Belongings as a project
Belongings is a bilateral exchange project for Sami and Kurdish writers, a collaboration between two Literature Houses: Tjállegoahte in Jokkmokk, Sweden, and Wêjegeh Amed in Diyarbakir, Turkey. The project is funded by the Consulate General of Sweden in Istanbul, Kulturrådet, Region Norrbotten and the Sami Parliament. As the project coordinator, I find my role very inspiring, mediating between these two amazing literary ecosystems. At the centre of the project are ten writers – five Sami and five Kurdish – who were found through an open call in 2021. Four pages from their works were made available in translation and they all met at six online workshops, where the writers could get to know each other in Sami-Kurdish pairs based on their profile. The kick-off workshop was hosted by the Swedish Research Institute, where Ingela Nilsson (Uppsala University), Tolga Cora (Boğaziçi University), Onur Günay (Princeton University), and Olle Kejonen (Uppsala University) gave talks about translation and storytelling in minority contexts. This year, 2022, the Sami writers travel to Diyarbakir and the Kurdish writers to Jokkmokk. All writers attend all events and keep field journals. The project’s end product is a collectively written book, based on these field notes and published in three languages: Kurdish, Sami and English.

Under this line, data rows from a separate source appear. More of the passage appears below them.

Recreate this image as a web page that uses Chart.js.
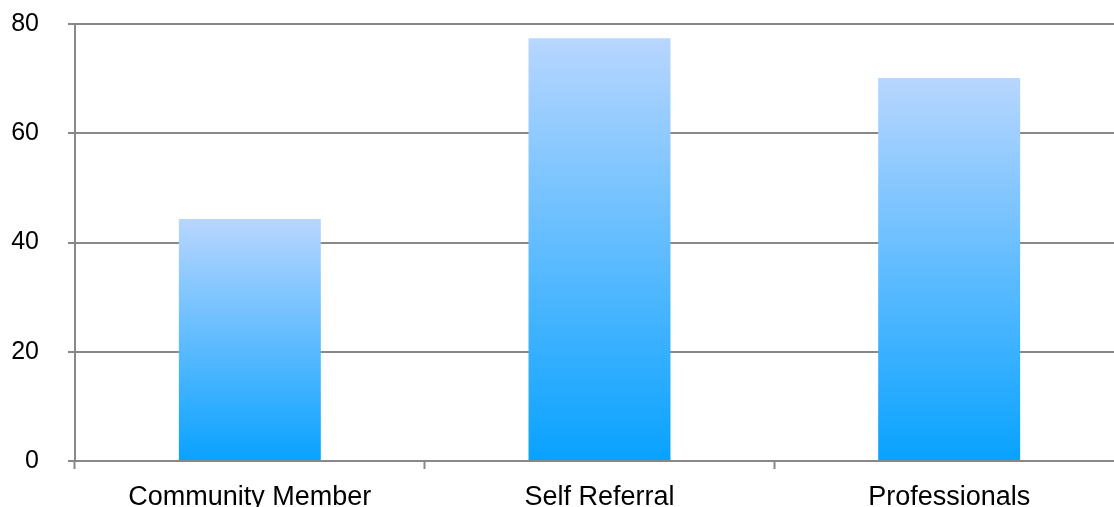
<!DOCTYPE html>
<html>
<head>
<meta charset="utf-8">
<script src="https://cdn.jsdelivr.net/npm/chart.js@4.4.1/dist/chart.umd.min.js"></script>
<style>
  html, body { margin: 0; padding: 0; background: #fff; overflow: hidden; }
  #wrap { width: 1124px; height: 507px; position: relative; }
</style>
</head>
<body>
<div id="wrap"><canvas id="referralChart"></canvas></div>
<script>
const categories = ['Community Member', 'Self Referral', 'Professionals'];
const referrals = [44.3, 77.4, 70.1];
const yTicks = [0, 20, 40, 60, 80];

const gridGrey = '#888888';

// vertical fade per bar: pale blue at the top down to bright blue at the base
function barFill(context) {
    const chart = context.chart;
    const y = chart.scales.y;
    if (!chart.chartArea || !y || context.raw === undefined) return '#5ab8ff';
    const top = y.getPixelForValue(context.raw);
    const bottom = y.getPixelForValue(0);
    const g = chart.ctx.createLinearGradient(0, top, 0, bottom);
    g.addColorStop(0, 'rgb(184, 214, 255)');
    g.addColorStop(1, 'rgb(8, 162, 255)');
    return g;
}

document.addEventListener('DOMContentLoaded', () => {
    const ctx = document.getElementById('referralChart').getContext('2d');
    new Chart(ctx, {
        type: 'bar',
        data: {
            labels: categories,
            datasets: [{
                data: referrals,
                backgroundColor: barFill,
                borderWidth: 0,
                barPercentage: 0.406,
                categoryPercentage: 1
            }]
        },
        options: {
            responsive: true,
            maintainAspectRatio: false,
            animation: false,
            layout: { padding: { top: 24, right: 0, left: 0, bottom: 0 } },
            scales: {
                x: {
                    afterFit: (scale) => {
                        scale.height = 46;
                        scale.paddingLeft = 0;
                        scale.paddingRight = 0;
                    },
                    grid: {
                        drawOnChartArea: false,
                        drawTicks: true,
                        tickLength: 8,
                        tickWidth: 2,
                        tickColor: gridGrey,
                        offset: true
                    },
                    border: { display: true, color: gridGrey, width: 2 },
                    ticks: {
                        color: '#000',
                        padding: 12,
                        font: { family: 'Liberation Sans, Arial, sans-serif', size: 27 }
                    }
                },
                y: {
                    min: 0,
                    max: 80,
                    afterFit: (scale) => {
                        scale.width = 75;
                        scale.paddingTop = 0;
                        scale.paddingBottom = 0;
                    },
                    afterBuildTicks: (scale) => { scale.ticks = yTicks.map(v => ({ value: v })); },
                    grid: {
                        color: gridGrey,
                        lineWidth: 2,
                        drawTicks: true,
                        tickLength: 7,
                        tickColor: gridGrey
                    },
                    border: { display: true, color: gridGrey, width: 2 },
                    ticks: {
                        color: '#000',
                        padding: 29,
                        font: { family: 'Liberation Sans, Arial, sans-serif', size: 25 }
                    }
                }
            },
            plugins: {
                legend: { display: false },
                tooltip: { enabled: false }
            }
        }
    });
});
</script>
</body>
</html>
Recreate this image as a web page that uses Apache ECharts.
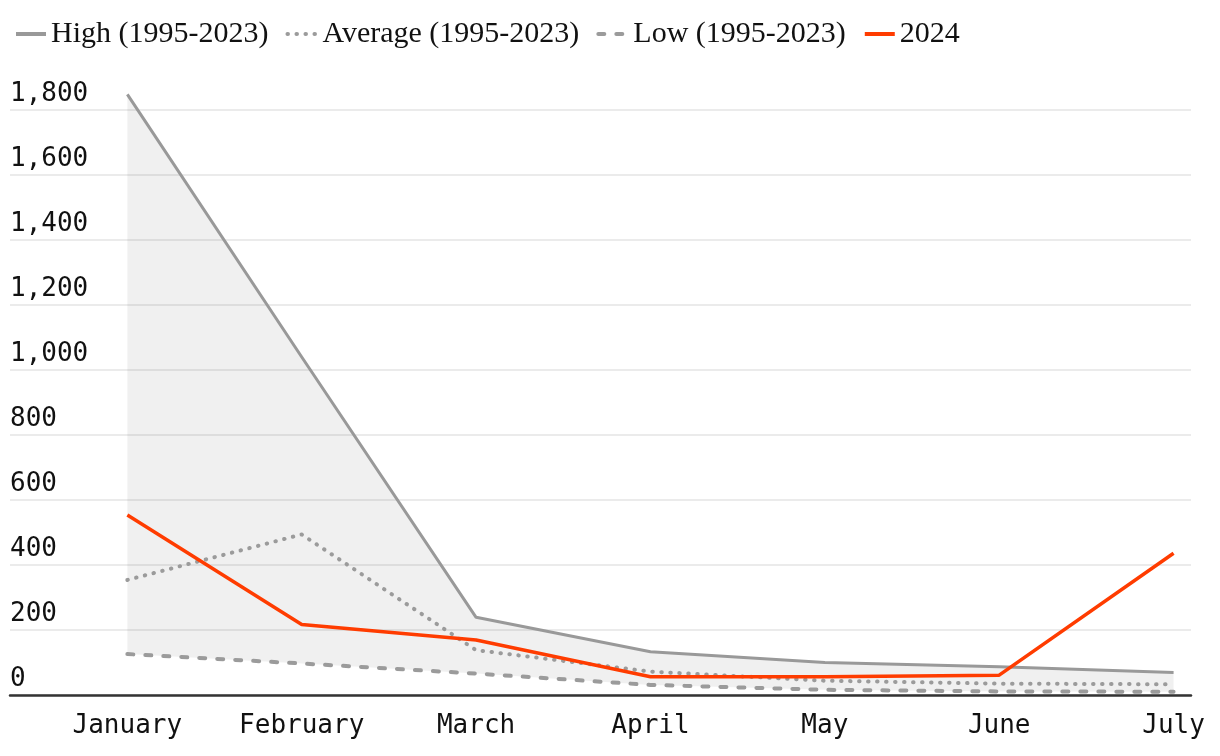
<!DOCTYPE html>
<html>
<head>
<meta charset="utf-8">
<script src="https://cdn.jsdelivr.net/npm/echarts@6/dist/echarts.min.js"></script>
<style>
html,body{margin:0;padding:0;background:#fff;}
#chart{width:1220px;height:756px;}
</style>
</head>
<body>
<div id="chart"></div>
<script>
const months = ['January','February','March','April','May','June','July'];
const high = [1848, 1040, 239, 133, 100, 87, 69];
const average = [354, 494, 138, 72, 44, 35, 33];
const low = [126, 97, 66, 31, 16, 11, 10];
const y2024 = [554, 217, 169, 56, 56, 61, 436];
const yTicks = [0, 200, 400, 600, 800, 1000, 1200, 1400, 1600, 1800];

const pairs = arr => arr.map((v, i) => [i, v]);
// value first so the stack works on the y value
const valFirst = arr => arr.map((v, i) => [v, i]);
const bandSpan = high.map((v, i) => v - low[i]);
const monoFont = 'DejaVu Sans Mono';

const chart = echarts.init(document.getElementById('chart'));
chart.setOption({
  animation: false,
  backgroundColor: '#fff',
  legend: {
    data: ['High (1995-2023)', 'Average (1995-2023)', 'Low (1995-2023)', '2024'],
    left: 9, top: 14,
    itemWidth: 30, itemHeight: 14, itemGap: 17,
    itemStyle: { opacity: 0 },
    lineStyle: { width: 4 },
    textStyle: { fontFamily: 'Liberation Serif', fontSize: 30, color: '#111', padding: [0,0,0,0] }
  },
  grid: { left: 10, right: 29, top: 110, bottom: 61 },
  xAxis: {
    type: 'value',
    min: -0.673, max: 6.1,
    axisLine: { show: true, onZero: false, lineStyle: { color: '#333', width: 2.5 } },
    axisTick: { show: false },
    splitLine: { show: false },
    axisLabel: {
      customValues: months.map((m, i) => i),
      formatter: v => months[Math.round(v)] || '',
      fontFamily: monoFont, fontSize: 26, color: '#111', margin: 18
    }
  },
  yAxis: {
    type: 'value',
    min: 0, max: 1800, interval: 200,
    axisLine: { show: false },
    axisTick: { show: false },
    splitLine: { lineStyle: { color: '#e4e4e4', width: 1.5 } },
    axisLabel: {
      inside: true, margin: 0, align: 'left', verticalAlign: 'bottom',
      padding: [0, 0, 3, 0],
      fontFamily: monoFont, fontSize: 26, color: '#111',
      formatter: v => yTicks.indexOf(v) >= 0 ? v.toLocaleString('en-US') : ''
    }
  },
  series: [
    { name: 'base', type: 'line', stack: 'band', data: valFirst(low), encode: { x: 1, y: 0 },
      symbol: 'none', lineStyle: { opacity: 0 }, silent: true, clip: false, z: 1 },
    { name: 'band', type: 'line', stack: 'band', data: valFirst(bandSpan), encode: { x: 1, y: 0 },
      symbol: 'none', lineStyle: { opacity: 0 }, areaStyle: { color: 'rgba(0,0,0,0.06)', opacity: 1 },
      silent: true, clip: false, z: 1 },
    { name: 'Low (1995-2023)', type: 'line', data: pairs(low), symbol: 'none', z: 3,
      itemStyle: { color: '#9b9b9b' },
      lineStyle: { color: '#9b9b9b', width: 4, type: [6, 12], cap: 'round' } },
    { name: 'Average (1995-2023)', type: 'line', data: pairs(average), symbol: 'none', z: 3,
      itemStyle: { color: '#9b9b9b' },
      lineStyle: { color: '#9b9b9b', width: 4, type: [0.5, 8.5], cap: 'round' } },
    { name: 'High (1995-2023)', type: 'line', data: pairs(high), symbol: 'none', z: 3, clip: false,
      itemStyle: { color: '#999' },
      lineStyle: { color: '#999', width: 3 } },
    { name: '2024', type: 'line', data: pairs(y2024), symbol: 'none', z: 4,
      itemStyle: { color: '#ff3c00' },
      lineStyle: { color: '#ff3c00', width: 3.5 } }
  ]
});
</script>
</body>
</html>
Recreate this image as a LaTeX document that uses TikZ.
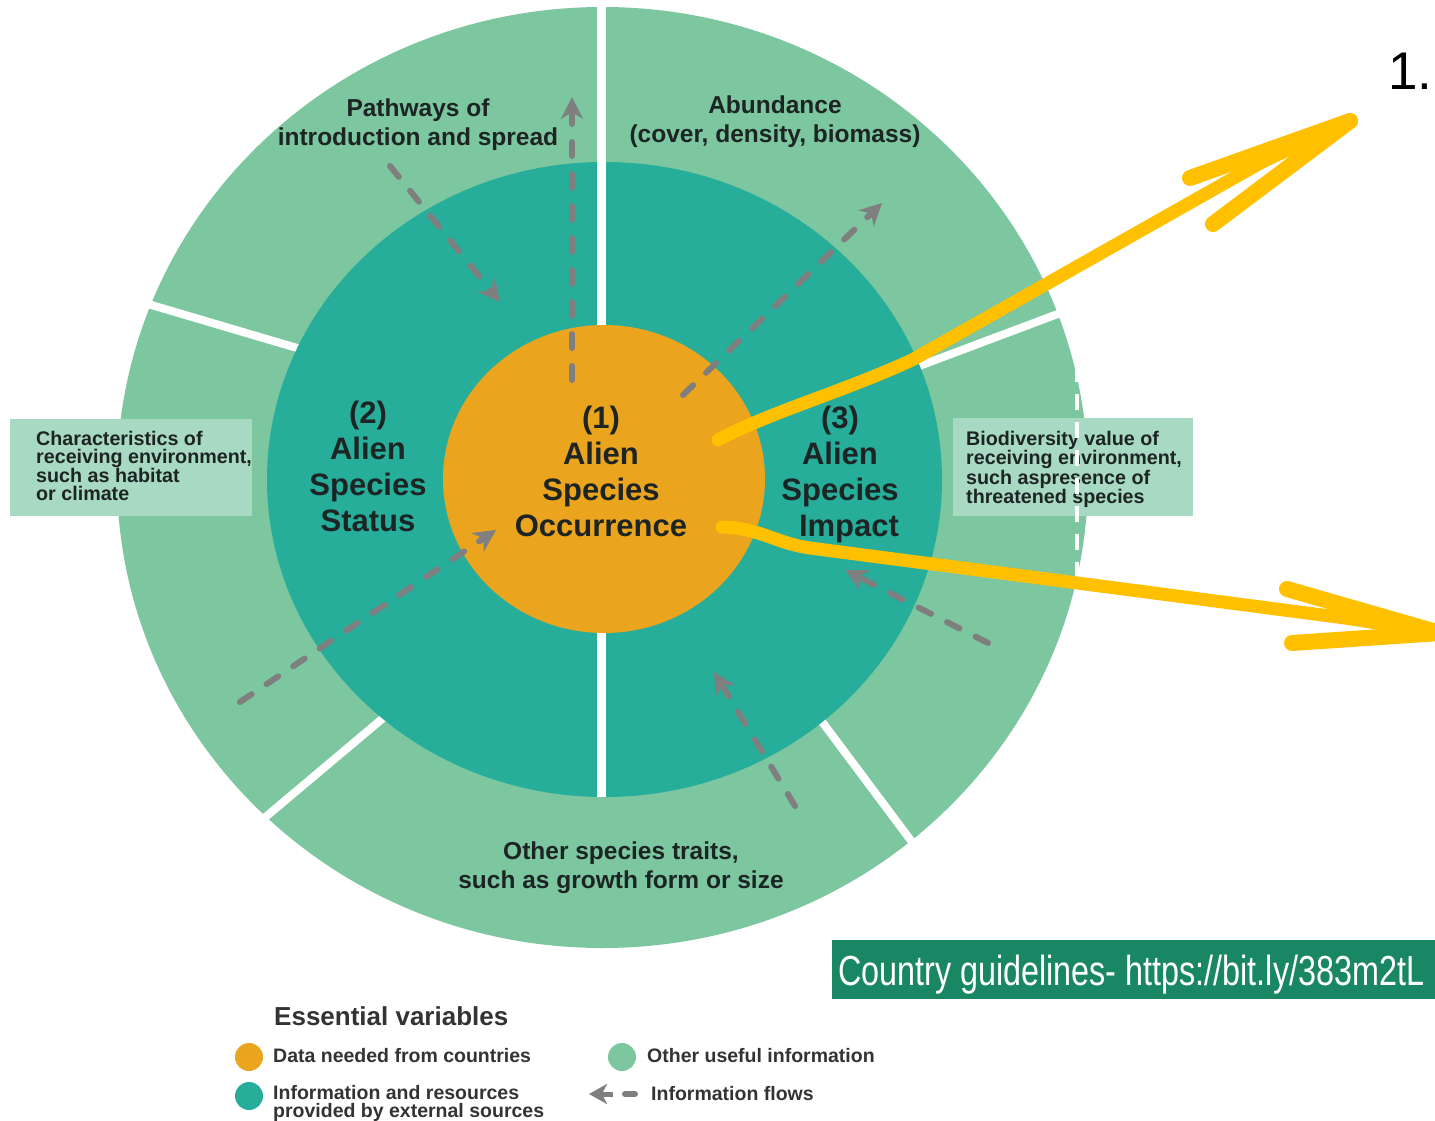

In April 2022, after spending two days in Istanbul, we finally went to Diyarbakir to meet up with our fellow Kurdish writers. The Project’s interpreter, Salih – who had acted as simultaneous interpreter throughout the online workshops – was not in Wejegeh Amed when we arrived late in the evening. Accordingly, we had a shy start where no one knew how to communicate, who to interpret, or even what to talk about! After a roundtable introduction, some refreshments helped us to loosen up a bit: writers started to find their ‘other half’ from the workshops, phones got pulled out, Google translate joined us at the table and opened for friendly smiles and chats. Anyone who could took on the role of interpreter–enabler, without realizing that we were actually embarking on quite a demanding journey for the next couple of days.
The morning after we were in Wejegeh Amed for the panel sessions which were given by two of the Kurdish writers: on the city and its history and the city as a cultural scene. It was interesting to simply look at the room full of writers who had first gotten to know each other as squares on the Zoom screen, now being in the same room, being in Diyarbakir – cultural capital of Kurdish scene in Turkey! Sami writers were taking notes with such enthusiasm, reminding me of the energy of students in the first day of school. From the empires and kingdoms that had governed the city in the past, to more recent and democratic governments of the last one hundred years, they had all made such an impact on the liberties and restrictions of language and expression. After all this listening, it was then time to see the city with our own eyes through a guided tour.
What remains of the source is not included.